**DIRECTIVE**: Word for word, give the material below again, minus any images.
## Start
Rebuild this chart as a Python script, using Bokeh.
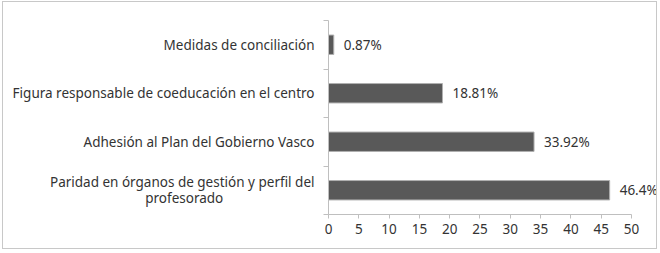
from bokeh.plotting import figure
from bokeh.models import FixedTicker, ColumnDataSource, LabelSet
from bokeh.core.properties import value
from bokeh.embed import file_html
from bokeh.resources import INLINE

NBSP = "\u00a0"
categories = [
    "Paridad en órganos de gestión y perfil del\nprofesorado",
    "Adhesión al Plan del Gobierno Vasco",
    "Figura responsable de coeducación en el centro",
    "Medidas de conciliación",
]
values = [46.4, 33.92, 18.81, 0.87]
value_labels = ["46.4%", "33.92%", "18.81%", "0.87%"]
x_ticks = [0, 5, 10, 15, 20, 25, 30, 35, 40, 45, 50]

FONT = "Noto Sans"
FS = "13.5px"
pos = [i + 1 for i in range(len(categories))]
src = ColumnDataSource(dict(y=pos, v=values, lab=value_labels))


def centered(label):
    # pad the shorter lines with no-break spaces so that each line is centred
    lines = label.split("\n")
    if len(lines) == 1:
        return label
    longest = max(len(l) for l in lines)
    out = [lines[0]]
    for l in lines[1:]:
        pad = int((longest - len(l)) * 0.85)
        out.append(l + NBSP * pad)
    return "\n".join(out)


p = figure(width=655, height=248, x_range=(0, 54.46), y_range=(0.5, len(categories) + 0.5),
           output_backend="svg", toolbar_location=None,
           min_border_left=325, min_border_right=0, min_border_top=18, min_border_bottom=36)
p.styles = {"border": "1px solid #c8c8c8", "margin-left": "2px", "margin-top": "1px"}
p.outline_line_color = None
p.xgrid.visible = False
p.ygrid.visible = False

p.hbar(y="y", right="v", left=0, height=0.4, source=src,
       fill_color="#595959", line_color="#b0b0b0", line_width=1)
p.add_layout(LabelSet(x="v", y="y", text="lab", source=src, x_offset=10, text_baseline="middle",
                      text_align="left", text_font=value(FONT), text_font_size=value(FS),
                      text_color="#333333"))

p.xaxis.ticker = FixedTicker(ticks=x_ticks)
p.xaxis.bounds = (0, 50)
p.xaxis.axis_line_color = "#bfbfbf"
p.xaxis.major_tick_line_color = "#bfbfbf"
p.xaxis.major_tick_in = 0
p.xaxis.major_tick_out = 4
p.xaxis.minor_tick_line_color = None
p.xaxis.major_label_text_font = FONT
p.xaxis.major_label_text_font_size = FS
p.xaxis.major_label_text_color = "#333333"
p.xaxis.major_label_standoff = 5

p.yaxis.ticker = FixedTicker(ticks=pos, minor_ticks=[i + 0.5 for i in range(len(categories) + 1)])
p.yaxis.major_label_overrides = {i + 1: centered(c) for i, c in enumerate(categories)}
p.yaxis.axis_line_color = "#bfbfbf"
p.yaxis.major_tick_line_color = None
p.yaxis.minor_tick_line_color = "#bfbfbf"
p.yaxis.minor_tick_in = 0
p.yaxis.minor_tick_out = 5
p.yaxis.major_label_text_font = FONT
p.yaxis.major_label_text_font_size = FS
p.yaxis.major_label_text_color = "#333333"
p.yaxis.major_label_text_line_height = 0.9
p.yaxis.major_label_standoff = 8

open("out.html", "w").write(file_html(p, INLINE))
## End
**ANSWER FOR THE TASK**:
Rebuild this chart as a Python script, using Bokeh.
from bokeh.plotting import figure
from bokeh.models import FixedTicker, ColumnDataSource, LabelSet
from bokeh.core.properties import value
from bokeh.embed import file_html
from bokeh.resources import INLINE

NBSP = "\u00a0"
categories = [
    "Paridad en órganos de gestión y perfil del\nprofesorado",
    "Adhesión al Plan del Gobierno Vasco",
    "Figura responsable de coeducación en el centro",
    "Medidas de conciliación",
]
values = [46.4, 33.92, 18.81, 0.87]
value_labels = ["46.4%", "33.92%", "18.81%", "0.87%"]
x_ticks = [0, 5, 10, 15, 20, 25, 30, 35, 40, 45, 50]

FONT = "Noto Sans"
FS = "13.5px"
pos = [i + 1 for i in range(len(categories))]
src = ColumnDataSource(dict(y=pos, v=values, lab=value_labels))


def centered(label):
    # pad the shorter lines with no-break spaces so that each line is centred
    lines = label.split("\n")
    if len(lines) == 1:
        return label
    longest = max(len(l) for l in lines)
    out = [lines[0]]
    for l in lines[1:]:
        pad = int((longest - len(l)) * 0.85)
        out.append(l + NBSP * pad)
    return "\n".join(out)


p = figure(width=655, height=248, x_range=(0, 54.46), y_range=(0.5, len(categories) + 0.5),
           output_backend="svg", toolbar_location=None,
           min_border_left=325, min_border_right=0, min_border_top=18, min_border_bottom=36)
p.styles = {"border": "1px solid #c8c8c8", "margin-left": "2px", "margin-top": "1px"}
p.outline_line_color = None
p.xgrid.visible = False
p.ygrid.visible = False

p.hbar(y="y", right="v", left=0, height=0.4, source=src,
       fill_color="#595959", line_color="#b0b0b0", line_width=1)
p.add_layout(LabelSet(x="v", y="y", text="lab", source=src, x_offset=10, text_baseline="middle",
                      text_align="left", text_font=value(FONT), text_font_size=value(FS),
                      text_color="#333333"))

p.xaxis.ticker = FixedTicker(ticks=x_ticks)
p.xaxis.bounds = (0, 50)
p.xaxis.axis_line_color = "#bfbfbf"
p.xaxis.major_tick_line_color = "#bfbfbf"
p.xaxis.major_tick_in = 0
p.xaxis.major_tick_out = 4
p.xaxis.minor_tick_line_color = None
p.xaxis.major_label_text_font = FONT
p.xaxis.major_label_text_font_size = FS
p.xaxis.major_label_text_color = "#333333"
p.xaxis.major_label_standoff = 5

p.yaxis.ticker = FixedTicker(ticks=pos, minor_ticks=[i + 0.5 for i in range(len(categories) + 1)])
p.yaxis.major_label_overrides = {i + 1: centered(c) for i, c in enumerate(categories)}
p.yaxis.axis_line_color = "#bfbfbf"
p.yaxis.major_tick_line_color = None
p.yaxis.minor_tick_line_color = "#bfbfbf"
p.yaxis.minor_tick_in = 0
p.yaxis.minor_tick_out = 5
p.yaxis.major_label_text_font = FONT
p.yaxis.major_label_text_font_size = FS
p.yaxis.major_label_text_color = "#333333"
p.yaxis.major_label_text_line_height = 0.9
p.yaxis.major_label_standoff = 8

open("out.html", "w").write(file_html(p, INLINE))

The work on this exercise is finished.